What are the chaperones going to say when foreign residents walk past them and their clients with no mask on, laughing their asses off.

-2 ( +9 / -11 )

Nobody told them they have to wear a mask 24 hours, so stop over-exaggerating. When in their hotel rooms, showering/bathing, and sleeping there is no need to wear one.

-4 ( +1 / -5 )

Japan! North Korea in the making!

-7 ( +8 / -15 )

The chaperone thing is ridiculous, very North Koreaesque, as is the outdoor mask-wearing ( that, however, may be just one of those famous J rules written on paper but rarely followed, common sense prevails, but if anything happens its on you as you broke the rule! The old responsibility dodge technique )

With the yen in free fall, maybe once again they just don't want the hassel or the bother of taking peoples money! Japan could be raking it in, but...... rules ;P

-1 ( +11 / -12 )

I saw an advert for trips from Thailand that someone posted on Facebook. The advert was titled "Fun back at Fuji" or something similar. It was in Thai so I couldn't read the details, but the trip clearly included a trip to the safari park at Fuji and to Disneyland. There were three dates, the first in July and the last in October. With Disneyland being included, it got me wondering about what they mean by "avoiding crowded spaces" and about the use of guides. At Disneyland, a family of four would need two guides if the two kids want to go on different rides.

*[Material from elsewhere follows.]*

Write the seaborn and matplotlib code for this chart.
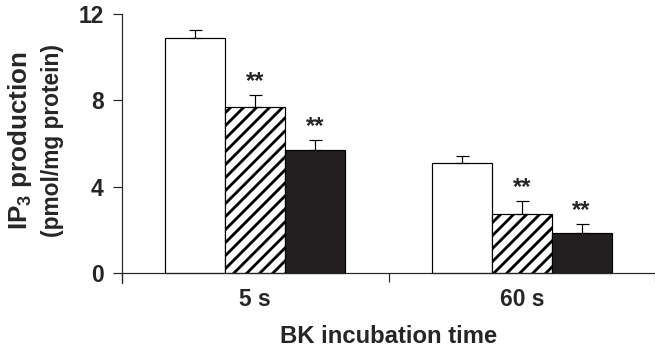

Presumably the 8000 yen entry fee for the guides is coming from us taxpayers.

These trips are clearly a joke in themselves and worthy of the North Korea comparisons. However, part of me suspects they are just an ostentatious display of the government being shincho (=cautious) to placate the naysayers. The decision to open the border with an actual date may have been taken already, with these trials just a PR exercise intended to shut all of the "shimpai" people up. As a parallel, Covid vaccinations in Japan only started after a tiny, timewasting trial in Japan on Japanese people. We can only speculate on how many Japanese people would have had the vaccine if the government did not have a piece of paper saying "Tested on Japanese!" The trial and these terrible sounding tours may be more necessary than we'd like to think due to this excessive need for reassurance hurdle.

2 ( +9 / -7 )

Yeh of course! That is probably the reason they made the rules so strict and stupid in the first place so no-one will come!

Come on July elections!

1 ( +11 / -10 )

With the USD so strong against the JPY, it would be a great time for a long visit, but 50% of the reason I'd want to visit Japan is to engage with Japanese people and old friends.

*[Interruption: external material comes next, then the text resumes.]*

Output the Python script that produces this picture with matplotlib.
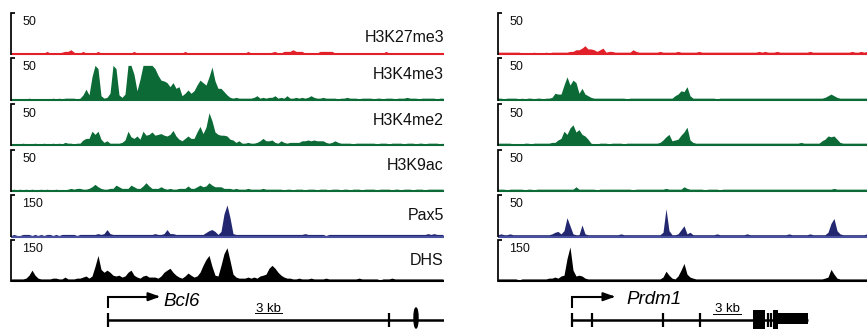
import matplotlib
matplotlib.use('Agg')
import matplotlib.pyplot as plt
import matplotlib.transforms as mtransforms
import numpy as np
from matplotlib.patches import Ellipse, Rectangle

plt.rcParams['font.family'] = ['Liberation Sans', 'DejaVu Sans']

# ---------------- data ----------------
BIN_KB = 1.0 / 3.0          # signal bin size (kb)
LEFT_SPAN_KB = 48.11
RIGHT_SPAN_KB = 41.0

track_names = ['H3K27me3', 'H3K4me3', 'H3K4me2', 'H3K9ac', 'Pax5', 'DHS']
left_max = [50, 50, 50, 50, 150, 150]
right_max = [50, 50, 50, 50, 50, 150]

# ---- Bcl6 locus signals (one value per 1/3 kb) ----
bcl6_h3k27me3 = [0,0,0,0,0,0,0,0,0,0, 0,0,2,0,0,0,0,1,2,2, 4,1,0,0,2,0,0,0,0,2,
                 0,0,0,0,0,0,0,0,0,0, 0,2,0,0,0,0,0,0,0,0, 0,0,0,0,0,0,0,0,2,0,
                 0,0,0,0,0,0,0,0,0,0, 0,0,0,0,0,0,0,0,0,2, 0,0,0,0,0,0,0,1,2,0,
                 0,2,2,2,4,2,2,2,0,0, 0,0,0,2,2,2,2,2,0,0, 0,0,0,0,0,0,0,0,0,0,
                 0,0,0,0,0,2,0,0,0,0, 0,0,0,0,0,0,0,0,0,0, 0,0,0,0,0]
bcl6_h3k4me3 = [0,0,0,0,0,0,1,0,0,0, 0,0,0,0,1,0,1,0,1,1, 1,1,0,1,5,12,5,27,41,37,
                4,1,2,7,41,37,5,2,6,41, 41,30,10,24,41,41,41,41,37,29, 23,22,20,15,20,13,15,4,7,11,
                7,10,17,23,20,17,27,39,22,13, 13,9,5,2,1,2,1,1,1,1, 1,2,4,1,2,1,2,2,4,1,
                2,1,4,1,1,2,1,2,1,2, 4,2,1,1,2,1,1,1,1,0, 1,1,2,1,1,1,0,1,1,1,
                1,0,1,1,0,1,1,1,0,1, 1,1,2,1,1,1,0,1,1,1, 1,1,0,1,1]
bcl6_h3k4me2 = [0,0,0,0,1,0,0,0,1,0, 0,1,0,0,1,0,1,0,2,1, 1,0,1,1,5,7,7,16,12,16,
                6,2,4,1,1,1,1,2,5,16, 9,7,10,6,16,11,12,15,11,12, 13,11,10,12,17,10,6,4,7,10,
                7,7,15,22,13,21,39,29,15,12, 11,11,10,6,5,2,4,1,1,2, 1,1,2,4,7,4,4,5,2,1,
                4,2,1,2,2,2,2,4,4,5, 4,5,4,4,4,2,1,2,4,2, 1,1,1,1,0,1,1,1,1,1,
                1,1,0,1,1,1,0,1,1,1, 1,0,1,1,1,0,1,1,0,1, 1,1,1,0,1]
bcl6_h3k9ac = [0,1,0,1,0,1,0,1,0,0, 1,0,1,0,0,1,0,0,0,1, 2,1,2,2,1,1,2,4,7,4,
               2,1,1,2,2,6,4,2,2,2, 6,4,2,2,5,9,5,2,2,2, 4,2,1,2,1,1,2,2,2,5,
               2,2,4,6,4,5,9,6,4,4, 4,2,2,2,1,2,1,1,1,2, 1,1,1,1,2,1,1,1,1,1,
               1,0,1,1,0,1,1,1,0,1, 1,1,0,1,1,1,0,1,1,1, 0,1,1,0,1,1,1,0,1,1,
               1,1,0,1,1,1,1,0,1,1, 0,1,1,1,0,1,1,1,0,1, 1,1,1,1,1]
bcl6_pax5 = [0,4,0,0,4,4,4,0,4,0, 4,0,4,4,0,4,0,4,4,4, 4,4,0,4,4,4,4,4,4,7,
             4,7,22,7,4,4,4,4,4,4, 4,4,4,4,4,4,4,4,7,4, 4,7,22,7,7,4,4,4,4,4,
             4,4,4,4,4,11,18,22,15,4, 15,80,113,66,7,4,4,4,4,4, 4,4,4,4,4,4,4,4,4,4,
             4,4,4,4,4,4,4,4,7,4, 4,4,4,4,4,0,4,4,4,4, 4,4,4,4,4,4,4,4,4,4,
             4,4,4,4,4,4,4,4,4,4, 4,4,4,4,4,4,4,4,4,7, 4,7,4,4,4]
bcl6_dhs = [4,4,4,4,4,7,18,37,18,7, 4,4,4,4,7,7,4,4,11,4, 4,4,7,7,11,15,7,15,51,92,
            40,29,37,29,18,15,18,11,15,29, 37,18,11,7,15,18,11,11,11,7, 15,29,37,44,29,18,11,7,15,26,
            18,11,15,29,55,77,92,51,18,15, 55,99,121,73,22,11,7,7,7,11, 7,11,7,15,18,22,44,55,44,29,
            18,11,7,7,4,4,7,4,4,4, 7,4,4,4,4,7,4,4,4,4, 4,4,4,4,4,4,7,4,4,4,
            4,4,4,0,4,4,4,7,4,4, 4,4,4,4,4,4,4,4,4,4, 4,4,4,4,4]

# ---- Prdm1 locus signals (one value per 1/3 kb) ----
prdm1_h3k27me3 = [1,1,1,1,1,1,1,1,0,0, 0,0,1,0,0,0,1,0,1,1, 1,1,1,1,2,2,4,4,6,9,
                  5,5,4,2,4,6,1,2,2,1, 1,1,1,1,1,4,2,1,1,1, 1,1,1,1,2,1,1,1,1,1,
                  2,1,1,1,1,1,1,2,1,1, 1,1,1,1,1,1,1,1,1,1, 1,1,1,1,1,1,1,2,1,2,
                  1,1,1,2,1,1,1,1,1,1, 1,1,1,1,2,1,1,1,1,1, 1,1,1,1,1,1,1,1,2,1,
                  1,2,1,2]
prdm1_h3k4me3 = [1,1,0,1,1,1,1,0,1,0, 1,1,0,1,1,0,1,1,2,7, 6,6,17,27,17,23,20,7,13,6,
                 4,2,1,1,1,1,1,1,1,1, 1,1,1,0,1,1,1,1,1,1, 1,1,1,1,1,1,1,1,1,4,
                 6,10,9,15,4,1,1,1,1,1, 1,1,1,0,1,1,1,1,1,1, 1,1,1,1,1,1,1,1,1,1,
                 1,1,1,1,1,1,1,1,1,1, 1,1,1,1,1,1,1,1,1,2, 4,6,4,2,1,1,1,1,1,1,
                 1,1,1,1]
prdm1_h3k4me2 = [1,1,1,1,1,0,0,0,0,1, 1,0,1,1,1,1,1,1,2,2, 5,7,16,12,20,24,15,18,12,10,
                 6,1,0,0,1,1,1,0,1,1, 1,1,0,1,1,1,1,1,1,1, 1,1,1,1,2,5,9,12,4,5,
                 6,11,15,21,5,2,1,1,1,1, 1,1,1,1,1,1,1,1,1,1, 1,1,1,1,1,1,1,1,1,1,
                 1,1,1,1,1,1,1,1,1,1, 1,2,1,1,1,1,1,1,4,6, 10,9,10,6,2,1,1,1,1,1,
                 1,1,1,1]
prdm1_h3k9ac = [1,1,1,0,1,1,1,1,1,0, 1,1,0,1,1,1,1,1,1,1, 1,1,1,1,1,1,4,1,1,1,
                1,1,1,0,1,1,1,1,1,1, 1,1,1,1,1,0,1,1,1,1, 1,1,1,1,1,1,2,1,1,1,
                1,1,4,2,1,1,1,1,1,0, 1,1,1,1,0,1,1,1,1,1, 1,1,1,1,1,1,1,1,1,1,
                1,1,1,1,1,1,1,1,1,1, 1,1,1,1,1,1,1,1,1,1, 1,1,2,1,1,1,1,1,1,1,
                1,1,1,1]
prdm1_pax5 = [1,2,1,1,2,1,1,1,1,1, 1,1,1,1,1,1,1,1,2,4, 5,2,6,22,12,2,1,1,13,2,
              1,1,1,1,1,1,1,1,1,1, 1,2,1,1,1,1,1,1,1,1, 1,1,1,1,1,4,33,6,1,1,
              2,7,12,2,4,1,1,1,1,1, 1,1,1,2,1,1,1,1,1,1, 1,1,1,2,1,1,1,1,1,1,
              1,1,1,1,1,1,1,2,1,1, 1,1,1,1,2,1,1,1,1,1, 4,15,21,6,2,1,1,1,1,1,
              1,1,1,2]
prdm1_dhs = [4,4,4,4,4,4,4,0,4,4, 4,4,4,4,4,4,4,7,7,11, 7,15,18,80,124,37,15,18,15,7,
             4,4,4,4,4,4,4,4,4,4, 4,4,4,4,4,4,4,4,4,4, 4,4,4,4,4,11,33,18,7,4,
             15,37,62,22,11,7,4,4,4,4, 4,4,4,4,4,4,4,4,4,4, 4,4,4,4,4,4,4,4,4,4,
             4,4,4,4,4,4,4,4,4,4, 4,4,4,4,4,4,4,4,4,7, 11,40,22,7,4,4,4,4,4,4,
             4,4,4,4]

# ---- gene models (kb from panel start) ----
bcl6_name = 'Bcl6'
bcl6_tss = 10.8
bcl6_end = 50.0
bcl6_exon_ticks = [10.8, 42.0]
bcl6_big_exons = [45.0]
bcl6_scale = (27.1, 30.1)

prdm1_name = 'Prdm1'
prdm1_tss = 8.19
prdm1_end = 34.48
prdm1_exon_ticks = [8.19, 10.41, 18.33, 22.44, 29.97, 30.3]
prdm1_tall_blocks = [(28.37, 29.67), (30.59, 31.1)]
prdm1_short_blocks = [(31.1, 34.48)]
prdm1_scale = (23.9, 27.0)

# ---------------- styling / layout ----------------
W, H = 867, 329
fig = plt.figure(figsize=(W / 100, H / 100), dpi=100)

fill_colors = ['#E2202A', '#0B6A36', '#0B6A36', '#0B6A36', '#222770', '#000000']
base_colors = ['#E2202A', '#0B6A36', '#0B6A36', '#0B6A36', '#4A50A0', '#000000']
track_top = [12.5, 58, 104, 149.5, 195, 240]
track_base = [53, 99, 144, 190, 235.5, 280]
label_base = [41.7, 79, 125, 170, 220, 265]

panels = [
    dict(x0=11, x1=444, span=LEFT_SPAN_KB, maxes=left_max,
         tracks=[bcl6_h3k27me3, bcl6_h3k4me3, bcl6_h3k4me2, bcl6_h3k9ac, bcl6_pax5, bcl6_dhs],
         labels=True),
    dict(x0=498, x1=867, span=RIGHT_SPAN_KB, maxes=right_max,
         tracks=[prdm1_h3k27me3, prdm1_h3k4me3, prdm1_h3k4me2, prdm1_h3k9ac, prdm1_pax5, prdm1_dhs],
         labels=False),
]


def add_ax(x0, ytop, x1, ybot):
    return fig.add_axes([x0 / W, 1 - ybot / H, (x1 - x0) / W, (ybot - ytop) / H])


for p in panels:
    for k in range(6):
        ax = add_ax(p['x0'], track_top[k], p['x1'], track_base[k])
        vals = np.asarray(p['tracks'][k], dtype=float)
        x = np.arange(len(vals)) * BIN_KB
        ax.fill_between(x, 0, vals, color=fill_colors[k], lw=0)
        ax.set_xlim(0, p['span'])
        ax.set_ylim(0, p['maxes'][k])
        ax.axis('off')
        # baseline bar sitting just under the zero line
        base_tr = mtransforms.offset_copy(ax.transAxes, fig=fig, y=-1.0, units='dots')
        ax.plot([0, 1], [0, 0], transform=base_tr, color=base_colors[k],
                lw=1.5, clip_on=False, solid_capstyle='butt')
        axw = p['x1'] - p['x0']
        axh = track_base[k] - track_top[k]
        ax.plot([3.5 / axw, 0, 0], [1, 1, -1.5 / axh], transform=ax.transAxes, color='black',
                lw=1.25, clip_on=False, solid_joinstyle='miter', solid_capstyle='butt')
        ax.text(11.5 / axw, 1 - 12.5 / axh, str(p['maxes'][k]), transform=ax.transAxes,
                fontsize=9, ha='left', va='baseline', color='#111111')
        if p['labels']:
            fig.text(p['x1'] / W, 1 - label_base[k] / H, track_names[k], ha='right',
                     va='baseline', fontsize=11.5, color='#111111')

# ---------------- gene models ----------------
GENE_Y = 319.5


def gene_axes(p):
    ax = add_ax(p['x0'], 283, p['x1'], 329)
    ax.set_xlim(0, p['span'])
    ax.set_ylim(329, 283)
    ax.axis('off')
    return ax


# Bcl6
gax = gene_axes(panels[0])
gax.plot([bcl6_tss, bcl6_end], [GENE_Y, GENE_Y], color='black', lw=1.8, solid_capstyle='butt')
for t in bcl6_exon_ticks:
    gax.plot([t, t], [312.5, 327], color='black', lw=1.6, solid_capstyle='butt')
for e in bcl6_big_exons:
    gax.add_patch(Ellipse((e, 318), 0.45, 20, color='black'))
gax.plot([bcl6_tss, bcl6_tss, bcl6_tss + 5.2], [307.5, 296.7, 296.7], color='black', lw=1.5,
         solid_joinstyle='miter', solid_capstyle='butt')
gax.annotate('', xy=(bcl6_tss + 6.1, 296.7), xytext=(bcl6_tss + 4.8, 296.7),
             arrowprops=dict(arrowstyle='-|>,head_length=0.7,head_width=0.25', color='black', lw=1.5))
gax.text(bcl6_tss + 6.15, 305.5, bcl6_name, fontsize=13.5, style='italic', ha='left', va='baseline')
gax.plot(list(bcl6_scale), [313, 313], color='black', lw=0.7)
gax.text(sum(bcl6_scale) / 2, 311.5, '3 kb', fontsize=9.5, ha='center', va='baseline')

# Prdm1
gax = gene_axes(panels[1])
gax.plot([prdm1_tss, prdm1_end], [GENE_Y, GENE_Y], color='black', lw=1.8, solid_capstyle='butt')
for t in prdm1_exon_ticks:
    gax.plot([t, t], [312.5, 327], color='black', lw=1.6, solid_capstyle='butt')
for a, b in prdm1_tall_blocks:
    gax.add_patch(Rectangle((a, 309.5), b - a, 19, color='black', lw=0))
for a, b in prdm1_short_blocks:
    gax.add_patch(Rectangle((a, 312.5), b - a, 11.5, color='black', lw=0))
gax.plot([prdm1_tss, prdm1_tss, prdm1_tss + 4.3], [307.5, 296.7, 296.7], color='black', lw=1.5,
         solid_joinstyle='miter', solid_capstyle='butt')
gax.annotate('', xy=(prdm1_tss + 5.15, 296.7), xytext=(prdm1_tss + 3.9, 296.7),
             arrowprops=dict(arrowstyle='-|>,head_length=0.7,head_width=0.25', color='black', lw=1.5))
gax.text(prdm1_tss + 6.1, 304.5, prdm1_name, fontsize=13.5, style='italic', ha='left', va='baseline')
gax.plot(list(prdm1_scale), [313.5, 313.5], color='black', lw=0.7)
gax.text(sum(prdm1_scale) / 2, 311.5, '3 kb', fontsize=9.5, ha='center', va='baseline')

fig.savefig('out.png', dpi=100)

I have little interest in being lead around by the nose like a water buffalo in a field. That isn't the Japan I'd like to see.

11 ( +14 / -3 )

have you seen a maskless person in japan? it's like spotting waldo in those book.

Not really. I see more and more maskless Japanese all the time. There aren't many out and about, but the number is gradually growing, especially on bikes. Coz they know the virus doesn't spread if they're travelling faster than 7km/h.

In any case, I can't see these tours attracting too many people. They're way too restrictive.

2 ( +15 / -13 )

how can it be xenophobia when Japanese people are also asked/forced to follow these rules? have you seen a maskless person in japan? it's like spotting waldo in those book. forced to have insurance? check. and the only reason they need a chaperone present at all times is so tourists can be directed to the nearest hospital or clinic if they become infected.

this over reaction from the foreign community in japan is the typical knee jerk reaction to everything the j-gov does.

-7 ( +15 / -22 )

Say it louder for the people in the back: these mandates are a product of xenophobia. They're all but treating tourists like lepers. Who in their right mind would fork out money for a trip with so many restrictions born from blatant discrimination? Japan will once again lose out on drawing tourists in this year because it just can't get over their superiority complex. Their loss. What would be spectacular is if all countries issued the same requirements for only Japanese passport holders or even better, banning them from entering their borders as tourists. Fair's fair after all.